As the information age charges ahead at full speed, the utility and ubiquity of the Internet has proven itself all over again. For the first time in history, revenue from digital advertising has surpassed that of traditional TV commercials. Digital ad revenue reached $72.5 billion in 2016 at a 22% increase from the previous year, according to AdAge.com. This is compared to a revenue of $71.3 billion for TV ad sales the same year (as reported by eMarketer).

Just over half of digital ad revenue, or $36.6 billion, could be attributed to mobile advertising. Banner ads racked up the second highest return rate at 38%, with video in third place at 11%. These numbers speak volumes for the case of digital advertising attraction. Additionally, 47% of mobile advertising in 2016 came from mobile search through websites like Google and Facebook. Facebook reported $27.6 billion and Google a staggering $89.6 billion from online ad revenue in 2016 alone.

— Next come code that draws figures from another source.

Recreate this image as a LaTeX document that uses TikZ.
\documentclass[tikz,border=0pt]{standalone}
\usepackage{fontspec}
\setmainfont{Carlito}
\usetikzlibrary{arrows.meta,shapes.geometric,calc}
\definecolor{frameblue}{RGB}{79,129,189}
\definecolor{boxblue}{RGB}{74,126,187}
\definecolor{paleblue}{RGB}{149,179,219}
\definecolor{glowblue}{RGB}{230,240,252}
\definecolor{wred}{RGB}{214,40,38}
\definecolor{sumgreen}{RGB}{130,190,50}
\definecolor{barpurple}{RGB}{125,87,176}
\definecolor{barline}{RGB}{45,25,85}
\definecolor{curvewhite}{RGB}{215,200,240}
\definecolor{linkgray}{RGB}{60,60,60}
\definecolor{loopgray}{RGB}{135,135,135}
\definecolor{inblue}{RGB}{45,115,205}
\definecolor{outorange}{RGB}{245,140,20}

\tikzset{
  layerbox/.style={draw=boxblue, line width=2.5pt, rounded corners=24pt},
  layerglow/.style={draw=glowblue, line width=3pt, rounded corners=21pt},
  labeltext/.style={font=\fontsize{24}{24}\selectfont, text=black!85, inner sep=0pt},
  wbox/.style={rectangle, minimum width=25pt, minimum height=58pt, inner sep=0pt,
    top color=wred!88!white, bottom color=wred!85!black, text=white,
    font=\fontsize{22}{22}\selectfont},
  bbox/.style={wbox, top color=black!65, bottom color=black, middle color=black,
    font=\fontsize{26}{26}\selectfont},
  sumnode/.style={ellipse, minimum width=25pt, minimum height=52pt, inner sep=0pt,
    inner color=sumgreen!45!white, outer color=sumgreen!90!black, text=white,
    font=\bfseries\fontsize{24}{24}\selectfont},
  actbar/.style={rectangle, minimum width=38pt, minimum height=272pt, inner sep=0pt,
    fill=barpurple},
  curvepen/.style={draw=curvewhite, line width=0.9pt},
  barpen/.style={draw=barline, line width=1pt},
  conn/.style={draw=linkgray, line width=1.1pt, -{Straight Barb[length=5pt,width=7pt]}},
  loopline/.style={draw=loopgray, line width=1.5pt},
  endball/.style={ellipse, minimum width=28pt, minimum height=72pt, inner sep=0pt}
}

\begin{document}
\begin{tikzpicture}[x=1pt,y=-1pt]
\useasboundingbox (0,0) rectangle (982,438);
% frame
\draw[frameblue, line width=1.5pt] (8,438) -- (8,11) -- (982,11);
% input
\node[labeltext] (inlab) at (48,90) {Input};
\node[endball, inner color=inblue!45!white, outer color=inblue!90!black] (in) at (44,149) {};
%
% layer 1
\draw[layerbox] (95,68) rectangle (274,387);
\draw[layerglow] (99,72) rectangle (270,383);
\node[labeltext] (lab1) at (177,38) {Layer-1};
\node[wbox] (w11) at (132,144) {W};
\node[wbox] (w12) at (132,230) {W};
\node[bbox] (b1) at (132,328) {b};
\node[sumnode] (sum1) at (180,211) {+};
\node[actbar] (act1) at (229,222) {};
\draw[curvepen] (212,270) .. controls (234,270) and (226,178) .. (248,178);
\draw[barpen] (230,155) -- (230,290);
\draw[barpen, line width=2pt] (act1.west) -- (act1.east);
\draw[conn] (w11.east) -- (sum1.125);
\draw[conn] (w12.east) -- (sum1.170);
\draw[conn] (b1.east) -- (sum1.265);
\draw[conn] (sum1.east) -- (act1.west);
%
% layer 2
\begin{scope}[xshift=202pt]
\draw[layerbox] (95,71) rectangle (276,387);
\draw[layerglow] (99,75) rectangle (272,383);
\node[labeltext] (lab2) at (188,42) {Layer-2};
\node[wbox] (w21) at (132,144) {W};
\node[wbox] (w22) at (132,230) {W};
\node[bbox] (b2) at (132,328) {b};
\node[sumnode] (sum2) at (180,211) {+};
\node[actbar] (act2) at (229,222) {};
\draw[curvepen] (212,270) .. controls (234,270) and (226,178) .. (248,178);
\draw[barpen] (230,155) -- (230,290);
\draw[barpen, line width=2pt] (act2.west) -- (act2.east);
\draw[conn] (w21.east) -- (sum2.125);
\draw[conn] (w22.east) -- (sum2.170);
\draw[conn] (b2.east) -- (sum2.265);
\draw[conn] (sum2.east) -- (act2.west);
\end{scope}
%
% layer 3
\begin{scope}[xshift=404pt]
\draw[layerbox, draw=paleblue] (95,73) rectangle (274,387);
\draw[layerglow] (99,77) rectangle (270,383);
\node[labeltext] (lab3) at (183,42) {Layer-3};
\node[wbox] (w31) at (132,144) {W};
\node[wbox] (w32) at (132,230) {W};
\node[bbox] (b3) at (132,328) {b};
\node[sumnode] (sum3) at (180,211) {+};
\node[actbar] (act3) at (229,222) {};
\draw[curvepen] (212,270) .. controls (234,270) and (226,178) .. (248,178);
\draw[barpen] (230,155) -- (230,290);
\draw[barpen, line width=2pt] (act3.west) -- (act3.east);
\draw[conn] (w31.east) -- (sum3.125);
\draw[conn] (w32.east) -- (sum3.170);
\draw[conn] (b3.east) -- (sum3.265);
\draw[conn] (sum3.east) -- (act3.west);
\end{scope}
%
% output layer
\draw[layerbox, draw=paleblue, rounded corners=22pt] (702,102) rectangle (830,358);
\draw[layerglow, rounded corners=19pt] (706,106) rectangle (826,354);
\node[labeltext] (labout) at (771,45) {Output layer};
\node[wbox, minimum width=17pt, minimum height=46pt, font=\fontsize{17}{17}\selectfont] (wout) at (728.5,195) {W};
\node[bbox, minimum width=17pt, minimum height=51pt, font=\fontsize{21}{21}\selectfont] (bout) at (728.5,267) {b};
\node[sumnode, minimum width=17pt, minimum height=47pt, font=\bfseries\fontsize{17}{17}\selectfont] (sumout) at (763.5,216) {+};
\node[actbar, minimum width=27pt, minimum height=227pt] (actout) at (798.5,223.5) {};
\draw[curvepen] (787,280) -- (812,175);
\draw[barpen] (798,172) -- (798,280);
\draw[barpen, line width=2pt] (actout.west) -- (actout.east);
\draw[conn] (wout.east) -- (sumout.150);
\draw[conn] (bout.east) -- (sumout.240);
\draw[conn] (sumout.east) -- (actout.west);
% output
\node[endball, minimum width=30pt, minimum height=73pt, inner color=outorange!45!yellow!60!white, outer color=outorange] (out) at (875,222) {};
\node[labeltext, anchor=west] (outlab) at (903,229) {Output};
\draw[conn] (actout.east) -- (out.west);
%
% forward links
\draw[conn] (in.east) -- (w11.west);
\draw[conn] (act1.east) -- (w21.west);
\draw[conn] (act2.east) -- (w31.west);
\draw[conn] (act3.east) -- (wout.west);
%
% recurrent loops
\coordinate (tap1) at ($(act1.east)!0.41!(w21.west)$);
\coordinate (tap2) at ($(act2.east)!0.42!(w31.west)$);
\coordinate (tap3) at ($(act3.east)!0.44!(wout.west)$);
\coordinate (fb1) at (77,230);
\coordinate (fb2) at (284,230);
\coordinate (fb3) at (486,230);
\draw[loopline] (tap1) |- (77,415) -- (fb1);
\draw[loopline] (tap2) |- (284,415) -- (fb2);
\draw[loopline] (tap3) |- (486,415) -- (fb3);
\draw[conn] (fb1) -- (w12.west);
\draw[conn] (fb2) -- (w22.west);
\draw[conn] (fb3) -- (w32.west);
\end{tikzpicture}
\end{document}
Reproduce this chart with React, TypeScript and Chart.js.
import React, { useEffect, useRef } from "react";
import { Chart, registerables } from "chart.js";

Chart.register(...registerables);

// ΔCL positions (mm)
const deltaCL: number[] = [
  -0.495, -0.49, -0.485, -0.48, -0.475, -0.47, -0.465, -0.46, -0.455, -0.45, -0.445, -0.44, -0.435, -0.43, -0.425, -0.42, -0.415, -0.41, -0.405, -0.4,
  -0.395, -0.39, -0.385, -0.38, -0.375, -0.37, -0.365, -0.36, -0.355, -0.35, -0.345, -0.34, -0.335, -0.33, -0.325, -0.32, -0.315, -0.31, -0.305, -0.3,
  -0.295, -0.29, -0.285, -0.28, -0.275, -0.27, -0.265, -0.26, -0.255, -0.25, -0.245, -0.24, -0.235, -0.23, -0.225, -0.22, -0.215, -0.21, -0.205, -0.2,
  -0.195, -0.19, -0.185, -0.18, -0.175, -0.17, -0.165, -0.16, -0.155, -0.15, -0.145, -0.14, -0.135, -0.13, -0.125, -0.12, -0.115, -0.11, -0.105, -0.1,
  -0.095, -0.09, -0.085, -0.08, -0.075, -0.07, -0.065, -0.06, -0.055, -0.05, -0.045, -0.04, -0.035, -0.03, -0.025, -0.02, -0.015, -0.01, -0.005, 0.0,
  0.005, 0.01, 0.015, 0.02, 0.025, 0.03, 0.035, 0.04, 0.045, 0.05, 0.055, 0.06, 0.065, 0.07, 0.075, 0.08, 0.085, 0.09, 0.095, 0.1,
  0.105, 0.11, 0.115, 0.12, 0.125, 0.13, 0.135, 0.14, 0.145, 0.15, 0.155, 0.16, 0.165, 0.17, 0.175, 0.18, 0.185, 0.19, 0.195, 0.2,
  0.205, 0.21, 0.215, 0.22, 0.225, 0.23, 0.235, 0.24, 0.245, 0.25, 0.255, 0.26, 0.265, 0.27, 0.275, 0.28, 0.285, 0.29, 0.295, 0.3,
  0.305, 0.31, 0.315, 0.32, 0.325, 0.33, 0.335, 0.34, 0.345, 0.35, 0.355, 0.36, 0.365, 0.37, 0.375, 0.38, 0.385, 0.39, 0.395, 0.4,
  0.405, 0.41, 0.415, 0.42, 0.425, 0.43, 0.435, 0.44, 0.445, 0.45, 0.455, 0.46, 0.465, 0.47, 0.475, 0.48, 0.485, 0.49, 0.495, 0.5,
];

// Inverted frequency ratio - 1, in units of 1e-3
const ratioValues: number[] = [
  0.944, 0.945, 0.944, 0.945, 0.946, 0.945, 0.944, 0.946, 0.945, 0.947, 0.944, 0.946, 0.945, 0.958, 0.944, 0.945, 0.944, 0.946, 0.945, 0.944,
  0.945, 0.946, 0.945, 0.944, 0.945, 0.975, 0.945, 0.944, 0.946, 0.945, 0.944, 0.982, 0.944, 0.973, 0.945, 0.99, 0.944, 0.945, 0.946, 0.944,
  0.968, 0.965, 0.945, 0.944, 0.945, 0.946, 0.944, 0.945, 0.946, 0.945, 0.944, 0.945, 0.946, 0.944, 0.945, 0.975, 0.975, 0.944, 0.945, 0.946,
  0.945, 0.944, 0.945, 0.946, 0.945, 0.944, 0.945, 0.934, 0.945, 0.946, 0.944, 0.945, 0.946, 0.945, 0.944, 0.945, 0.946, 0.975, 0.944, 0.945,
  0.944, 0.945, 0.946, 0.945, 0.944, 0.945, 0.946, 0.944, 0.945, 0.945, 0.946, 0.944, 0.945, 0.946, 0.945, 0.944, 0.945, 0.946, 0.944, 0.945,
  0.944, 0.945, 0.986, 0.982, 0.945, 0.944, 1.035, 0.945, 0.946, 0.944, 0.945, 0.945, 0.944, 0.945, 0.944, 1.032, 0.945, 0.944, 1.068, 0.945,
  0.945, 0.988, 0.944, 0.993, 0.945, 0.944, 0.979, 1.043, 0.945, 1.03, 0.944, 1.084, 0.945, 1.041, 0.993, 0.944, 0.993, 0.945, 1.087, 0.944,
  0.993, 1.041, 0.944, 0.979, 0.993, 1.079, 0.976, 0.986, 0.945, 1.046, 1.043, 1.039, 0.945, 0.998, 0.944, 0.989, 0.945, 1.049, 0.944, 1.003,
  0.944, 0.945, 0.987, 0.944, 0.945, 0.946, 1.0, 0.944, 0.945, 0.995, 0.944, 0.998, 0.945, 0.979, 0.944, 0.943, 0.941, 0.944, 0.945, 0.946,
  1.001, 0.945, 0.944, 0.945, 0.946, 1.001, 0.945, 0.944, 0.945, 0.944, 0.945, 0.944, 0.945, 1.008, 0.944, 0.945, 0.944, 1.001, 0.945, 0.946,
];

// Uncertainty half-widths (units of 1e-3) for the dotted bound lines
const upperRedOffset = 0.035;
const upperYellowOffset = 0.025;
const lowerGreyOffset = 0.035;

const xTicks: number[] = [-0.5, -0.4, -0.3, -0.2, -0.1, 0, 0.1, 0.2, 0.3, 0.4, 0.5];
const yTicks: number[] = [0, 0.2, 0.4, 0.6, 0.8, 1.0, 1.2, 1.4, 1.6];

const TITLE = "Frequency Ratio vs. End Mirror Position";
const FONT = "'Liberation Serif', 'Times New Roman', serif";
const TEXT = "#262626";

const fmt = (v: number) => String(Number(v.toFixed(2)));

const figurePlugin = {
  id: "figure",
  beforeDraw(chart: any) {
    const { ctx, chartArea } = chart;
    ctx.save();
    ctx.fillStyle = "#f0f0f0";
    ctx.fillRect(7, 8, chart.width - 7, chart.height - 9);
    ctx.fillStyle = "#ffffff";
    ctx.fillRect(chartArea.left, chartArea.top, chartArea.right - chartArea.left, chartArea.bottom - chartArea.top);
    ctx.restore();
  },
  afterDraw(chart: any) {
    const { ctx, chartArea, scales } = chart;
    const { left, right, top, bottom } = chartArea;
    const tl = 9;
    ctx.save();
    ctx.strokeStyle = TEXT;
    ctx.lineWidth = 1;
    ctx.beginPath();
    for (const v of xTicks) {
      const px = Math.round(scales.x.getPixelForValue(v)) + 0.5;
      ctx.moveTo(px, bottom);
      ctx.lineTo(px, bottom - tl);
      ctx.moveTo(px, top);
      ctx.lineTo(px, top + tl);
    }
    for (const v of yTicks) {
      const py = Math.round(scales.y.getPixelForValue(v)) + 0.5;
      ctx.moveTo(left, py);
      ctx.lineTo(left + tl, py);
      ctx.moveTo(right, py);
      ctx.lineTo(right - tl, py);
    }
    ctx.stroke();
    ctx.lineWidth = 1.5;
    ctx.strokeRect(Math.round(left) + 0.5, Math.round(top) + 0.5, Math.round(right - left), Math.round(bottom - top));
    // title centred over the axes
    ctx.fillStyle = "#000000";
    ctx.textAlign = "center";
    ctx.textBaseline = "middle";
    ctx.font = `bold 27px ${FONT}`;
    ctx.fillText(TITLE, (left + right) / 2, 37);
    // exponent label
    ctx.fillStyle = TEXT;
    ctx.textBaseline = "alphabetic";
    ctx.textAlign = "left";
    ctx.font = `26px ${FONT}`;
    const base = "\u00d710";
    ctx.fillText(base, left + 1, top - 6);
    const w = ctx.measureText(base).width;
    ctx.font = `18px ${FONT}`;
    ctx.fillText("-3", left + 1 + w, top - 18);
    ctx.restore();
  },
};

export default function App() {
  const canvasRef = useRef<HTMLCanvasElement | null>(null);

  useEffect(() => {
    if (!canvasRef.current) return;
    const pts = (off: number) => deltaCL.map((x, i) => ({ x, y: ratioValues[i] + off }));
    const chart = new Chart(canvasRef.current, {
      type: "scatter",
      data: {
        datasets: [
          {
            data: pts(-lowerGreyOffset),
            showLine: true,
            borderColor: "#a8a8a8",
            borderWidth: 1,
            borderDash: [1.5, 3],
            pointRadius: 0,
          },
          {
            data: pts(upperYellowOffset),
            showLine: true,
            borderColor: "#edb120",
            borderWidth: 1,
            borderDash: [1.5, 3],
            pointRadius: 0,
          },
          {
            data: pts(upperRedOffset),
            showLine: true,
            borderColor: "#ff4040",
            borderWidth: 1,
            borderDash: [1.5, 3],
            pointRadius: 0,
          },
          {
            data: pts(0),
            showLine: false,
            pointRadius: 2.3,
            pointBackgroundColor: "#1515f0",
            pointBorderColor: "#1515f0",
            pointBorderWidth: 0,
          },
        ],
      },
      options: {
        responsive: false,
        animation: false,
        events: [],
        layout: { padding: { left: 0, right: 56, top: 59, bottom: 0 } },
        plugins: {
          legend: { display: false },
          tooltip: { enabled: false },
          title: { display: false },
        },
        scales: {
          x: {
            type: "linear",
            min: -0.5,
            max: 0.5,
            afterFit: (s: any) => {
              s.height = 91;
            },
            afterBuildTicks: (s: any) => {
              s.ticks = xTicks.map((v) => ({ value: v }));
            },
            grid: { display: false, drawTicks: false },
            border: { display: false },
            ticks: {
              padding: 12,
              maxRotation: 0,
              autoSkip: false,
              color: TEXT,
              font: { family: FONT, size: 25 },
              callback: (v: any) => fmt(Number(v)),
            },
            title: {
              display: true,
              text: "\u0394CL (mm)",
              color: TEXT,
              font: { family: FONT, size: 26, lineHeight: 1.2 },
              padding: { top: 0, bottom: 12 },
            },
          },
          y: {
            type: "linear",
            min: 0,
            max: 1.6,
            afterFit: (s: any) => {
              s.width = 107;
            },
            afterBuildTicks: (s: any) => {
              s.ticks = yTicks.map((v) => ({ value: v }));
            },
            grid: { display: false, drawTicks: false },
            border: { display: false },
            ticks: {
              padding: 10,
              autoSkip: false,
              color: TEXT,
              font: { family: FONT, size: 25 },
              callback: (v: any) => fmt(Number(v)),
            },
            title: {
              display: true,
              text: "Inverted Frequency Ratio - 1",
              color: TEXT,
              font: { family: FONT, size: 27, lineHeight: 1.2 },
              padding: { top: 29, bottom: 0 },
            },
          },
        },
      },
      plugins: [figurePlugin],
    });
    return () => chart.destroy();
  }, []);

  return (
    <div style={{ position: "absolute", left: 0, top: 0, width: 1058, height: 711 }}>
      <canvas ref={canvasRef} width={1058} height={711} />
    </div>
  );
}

A study by the World Federation of Advertisers found that two-thirds of respondents of global advertisers with an annual revenue of over $80 billion reported that they’re planning to increase their investment in online advertising in 2017-18, some by up to 40%. Intriguingly, however, many participants in this study also reported low-confidence in the effectiveness of online advertising, with a majority stating they don’t feel that online advertising translates directly into the value of what they’re spending.

This low-confidence could stem from a tendency of people 45+ to sometimes distrust technology and innovation, or to resist technological adaptation. My mom refuses to enact online banking transfers because she “doesn’t trust it.” A lot of people who knew a world before the Internet tend to have like reservations about the reach and the capabilities of the World Wide Web.

Conversely, in 2012 59% of people ages 18 to 29 said that the Internet is “shaping who they are” according to The Atlantic. The Pew Research Center reported that about 73% of people ages 13 to 29 use social networking sites as opposed to 39% of people aged 30 and up in 2010. These trends show how the cultural embed of the Internet is taking hold more so with younger generations than with generations passed. As the baby boomers face retirement and millennials flood into the workforce and consumer base, digital advertising is becoming more and more pivotal to the marketing world.

As society crawls further and further away from a time of hardcopy yellow pages and newspaper wanted ads, digital advertising will become the primary medium of sales, clearly sitting on the cusp as it is. Digital and video advertising have been proven to have higher rates of effectiveness than traditional advertising, especially when advertising teams support branded content. (Read more about this in “The Rising Effectiveness of Branded Content”). Regardless of a perceived low-confidence in the capabilities of online advertising, the numbers don’t lie. Online advertising, especially video content, is taking the advertising world by storm and is soon to be the only avenue of the modern successful business.